Eskiden çok korkuyorduk, fakat gerilladan sonra korkumuzu yendik. Bize güçlü olmayı öğrettiler. Biz Anneler olarak o dönemde karar aldık; direneceğiz, gerekirse silah da alacağız ve kendimizi savunacağız diye. Gerillalar bize, eğer korkarsanız yine ferman yaşarsınız, diyerek bize cesaret verdiler. Kızım da o dönemde YJŞ'ye katıldı. Birçok kişi bana kızımın küçük olduğunu söyledi ama ben artık kendini korumayı öğrenmesine izin verin ki büyüdükten sonra bir ferman daha yaşamasın ve kendini savunabilsin dedim. Şengal özgürleştirildiğinde dağlardaydık. Gerilla gelip bize Şengal'in özgürleştiği haberini verdi. Çok mutlu olduk, eğlence düzenledik."

‘TÜM ÊZIDÎLER TOPRAKLARINA DÖNERSE ŞENGAL DAHA DA GÜZELLEŞİR’

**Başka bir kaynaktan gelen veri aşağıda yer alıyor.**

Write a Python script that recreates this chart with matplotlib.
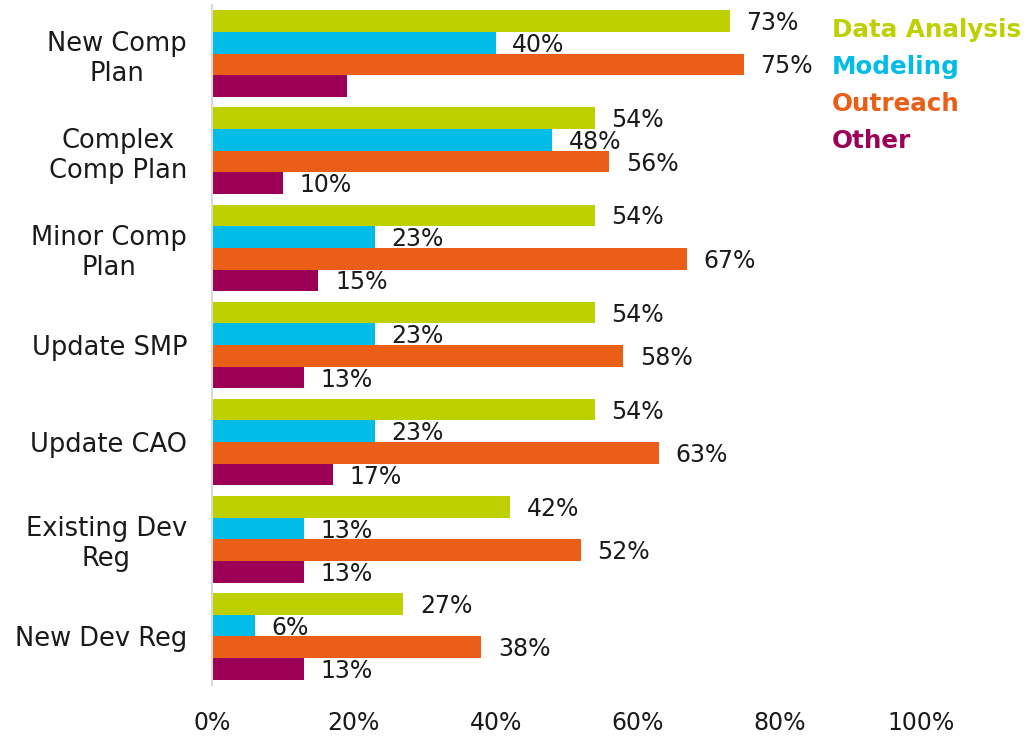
import matplotlib
matplotlib.use("Agg")
import matplotlib.pyplot as plt
import numpy as np

# данные с картинки
categories = ["New Comp\nPlan", "Complex\nComp Plan", "Minor Comp\nPlan", "Update SMP",
              "Update CAO", "Existing Dev\nReg", "New Dev Reg"]
series = ["Data Analysis", "Modeling", "Outreach", "Other"]
data_analysis = [73, 54, 54, 54, 54, 42, 27]
modeling = [40, 48, 23, 23, 23, 13, 6]
outreach = [75, 56, 67, 58, 63, 52, 38]
other = [19, 10, 15, 13, 17, 13, 13]
hidden_labels = [(0, 3)]  # у "Other" в New Comp Plan подписи нет
x_ticks = [0, 20, 40, 60, 80, 100]

colors = ["#BED000", "#00BCE6", "#EB5E17", "#9B0056"]

plt.rcParams['font.family'] = ['DejaVu Sans']

fig = plt.figure(figsize=(10.28, 7.38), dpi=100)
ax = fig.add_axes([212 / 1028, 1 - 685 / 738, 709 / 1028, 680 / 738])

values = [data_analysis, modeling, outreach, other]
y = np.arange(len(categories))
h = 0.223

for j, (name, vals) in enumerate(zip(series, values)):
    pos = y + (j - 1.5) * h
    ax.barh(pos, vals, height=h, color=colors[j], label=name)
    for i, v in enumerate(vals):
        if (i, j) in hidden_labels:
            continue
        ax.annotate(f"{v}%", (v, pos[i]), xytext=(12, -1.5), textcoords="offset points",
                    ha="left", va="center", fontsize=17, color="#1a1a1a")

ax.set_xlim(0, 100)
ax.set_ylim(len(categories) - 0.5, -0.5)
ax.set_yticks(y)
ax.set_yticklabels(categories, fontsize=18.5, color="#1a1a1a")
for lbl in ax.get_yticklabels():
    lbl.set_multialignment("center")
ax.set_xticks(x_ticks)
ax.set_xticklabels([f"{t}%" for t in x_ticks], fontsize=17, color="#1a1a1a")
ax.tick_params(axis="y", length=0, pad=18)
ax.tick_params(axis="x", length=0, pad=19)

for s in ["top", "right", "bottom"]:
    ax.spines[s].set_visible(False)
ax.spines["left"].set_color("#D9D9D9")
ax.spines["left"].set_linewidth(1.5)

leg = ax.legend(loc="upper left", bbox_to_anchor=(832 / 1028, 1 - 18 / 738),
                bbox_transform=fig.transFigure, frameon=False, handlelength=0,
                handletextpad=0, borderpad=0, borderaxespad=0, labelspacing=0.53,
                labelcolor=colors, prop={"weight": "bold", "size": 17.7})
for hnd in leg.legend_handles:
    hnd.set_visible(False)

fig.savefig("out.png", dpi=100)
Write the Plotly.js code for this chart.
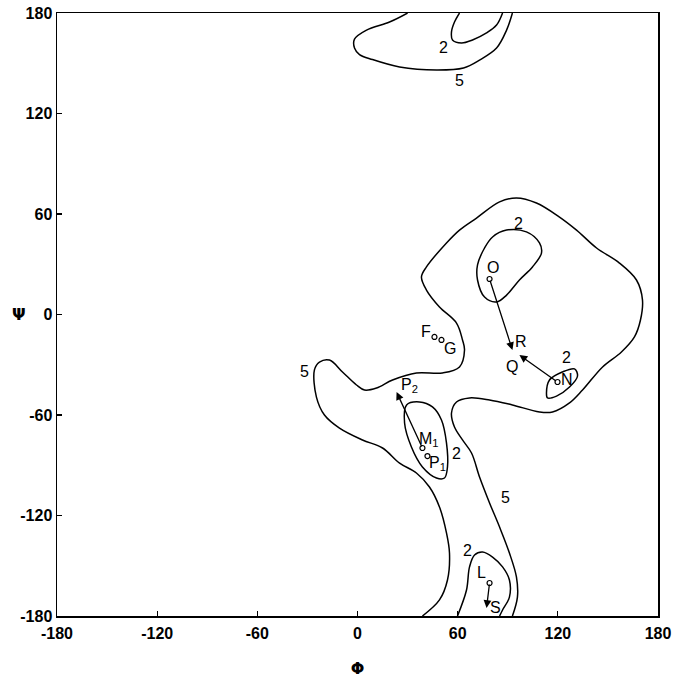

Konuşmasının sonunda Şengal dışında olan Êzidî halkına topraklarına dönme çağrısı yapan Nûrê Şengal, "Şengal eskisinden daha güzel. Topraklarımız özgürleştirildikten sonra Özerk Yönetim kuruldu. Meclislerimizi ve kurumlarımızı inşa ettik. Ben de Meclis çalışmalarındaki yerimi aldım. Tüm Êzidîler topraklarına dönerse Şengal daha da güzelleşir" dedi.